Previsão de corte de R$ 407 milhões gera temor de falta de remédio para HIV
Os cortes no Ministério da Saúde previstos na proposta de Orçamento para 2023 geram preocupação entre associações que representam pacientes com HIV. De acordo com levantamento do IEPS (Instituto de Estudos para Políticas de Saúde), o projeto prevê redução de R$ 407 milhões para prevenção, controle e tratamento de HIV/AIDS, infecções sexualmente transmissíveis e hepatites virais.
A área é uma das 12 listadas pelo IEPS que podem perder recursos no ano que vem, com reduções que variam de 17,4% da verba, como na área de HIV/Aids, até 65,7%, como no caso da pesquisa, desenvolvimento tecnológico e inovação em saúde. Outras áreas que podem perder recursos são o setor de dados e o programa Médicos pelo Brasil, substituto do Mais Médicos.

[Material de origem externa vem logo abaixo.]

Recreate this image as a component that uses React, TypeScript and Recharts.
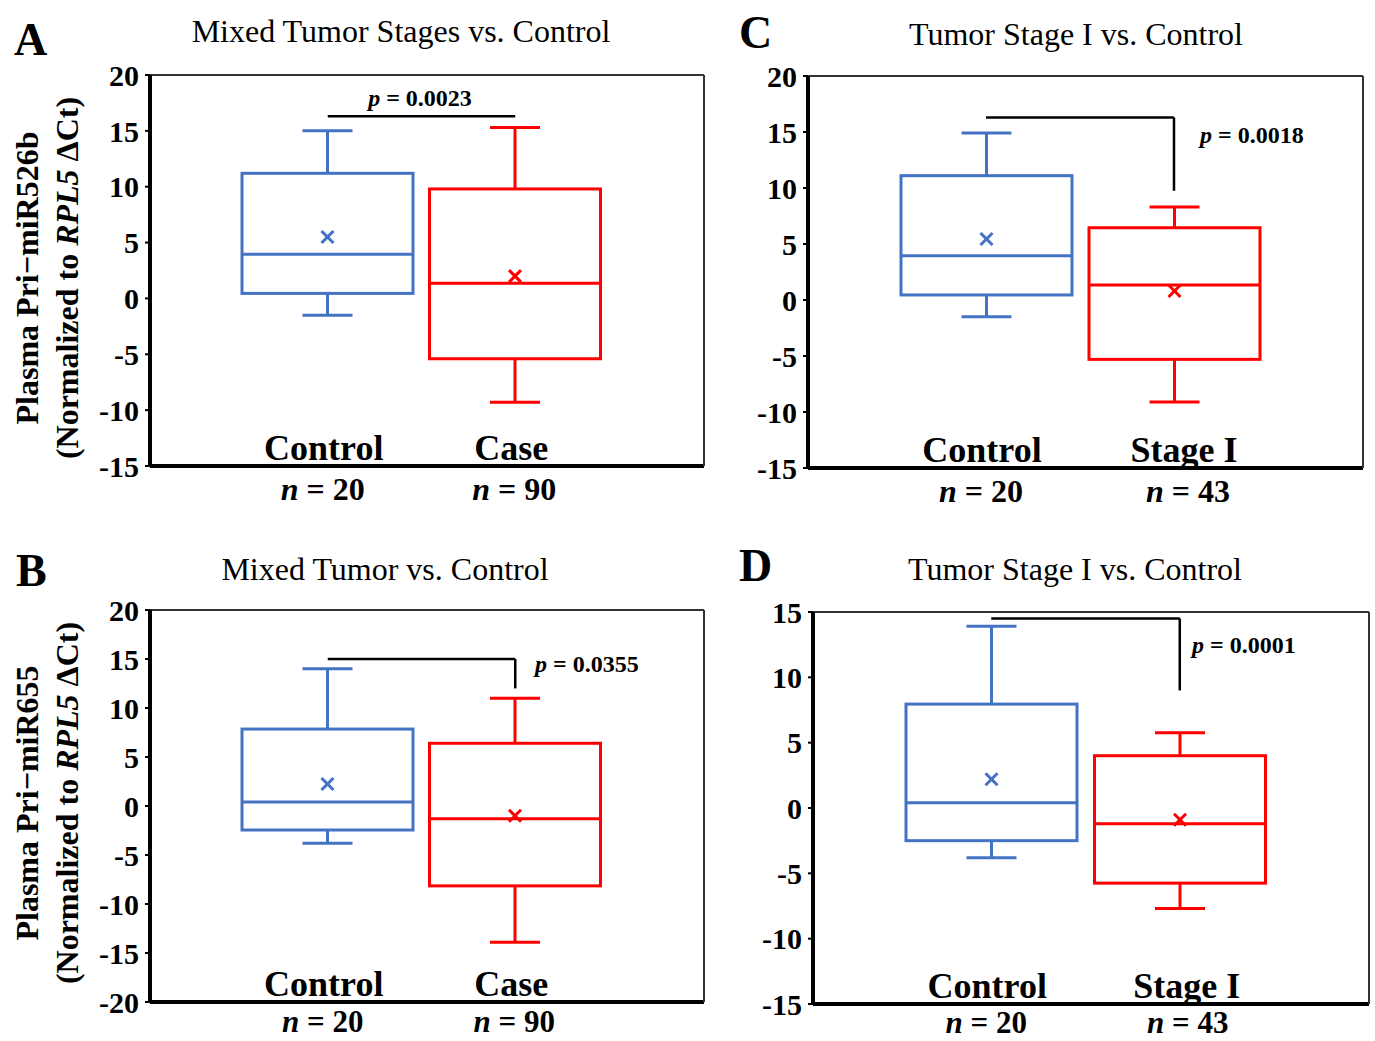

"É um descaso com a saúde e com a história recente do país. O Brasil teve uma resposta exemplar à Aids em anos anteriores. Por que cortar em um programa que é exemplar e que tem repercussão em outras patologias?", questiona o vice-presidente da Abia (Associação Brasileira Interdisciplinar de Aids), responsável pelo Observatório Nacional de Políticas de Aids, Veriano Terto Junior.
Segundo Ministério da Saúde, nenhuma política pública será interrompida.
Ele teme pela adição de novos remédios para tratamento e prevenção. "O ministério afirma que vai comprar o carbotegravir para a profilaxia pré-exposição, a PrEP. Trata-se de um medicamento que é muito importante e adequado para a prevenção, mas que é caro", exemplifica.
Outro receio é que o corte nos recursos afete a manutenção do programa atual de medicamentos. Terto Junior cita a compra de lamivudina, medicamento utilizado em diferentes esquemas de tratamento antirretroviral --incluindo os esquemas simplificados: lamivudina associada a dolutegravir; lamivudina associada a darunavir e ritonavir-- e cuja demanda aumentou nos últimos meses.
Ele menciona ainda a necessidade de recursos para campanhas de prevenção, uma vez que o número de pacientes continua a preocupar. De acordo com o último boletim epidemiológico divulgado pelo Ministério da Saúde, em 2020, o país registrou 29.917 novos casos de Aids e 10.417 mortes associadas ao HIV.
De 1980 a junho de 2021, foram identificados 1.045.355 casos de Aids no Brasil, com concentração nas regiões Sudeste (50,6%) e Sul (19,8%), seguidas pelas regiões Nordeste (16,5%), Norte (6,9%) e Centro-Oeste (6,2%).
"Não vemos campanhas de prevenção. Existe o contexto conservador da nossa sociedade, que acaba sendo uma barreira porque falar de prevenção implica abordar uso de preservativos e educação sexual, e o corte pode alimentar argumentos como 'não vamos fazer campanha porque não temos dinheiro'", afirma Terto Junior.
Para evitar que o corte seja aprovado, entidades como a Abia têm buscado mobilizar a população, legisladores e promotores. Um exemplo é a manifestação prevista para o próximo dia 21, em frente ao Theatro Municipal de São Paulo.
"Tentamos levar para o debate público e mostrar para a sociedade as perdas envolvidas. Perder o lugar de referência no enfrentamento à Aids no mundo é triste porque significou um esforço financeiro, de profissionais e de vidas muito grande", diz o vice-presidente da Abia.
Em nota, o Ministério da Saúde afirmou que nenhuma política pública será interrompida. "A pasta está atenta às necessidades orçamentárias e buscará, em diálogo com o Congresso Nacional, as adequações necessárias na proposta orçamentária para 2023", diz.
Em relação à lamivudina, o ministério afirma que não há desabastecimento. Segundo a pasta, no mês de setembro, houve um crescimento rápido e acima do previsto do uso dos esquemas simplificados de tratamento e buscou-se ampliar a aquisição no laboratório.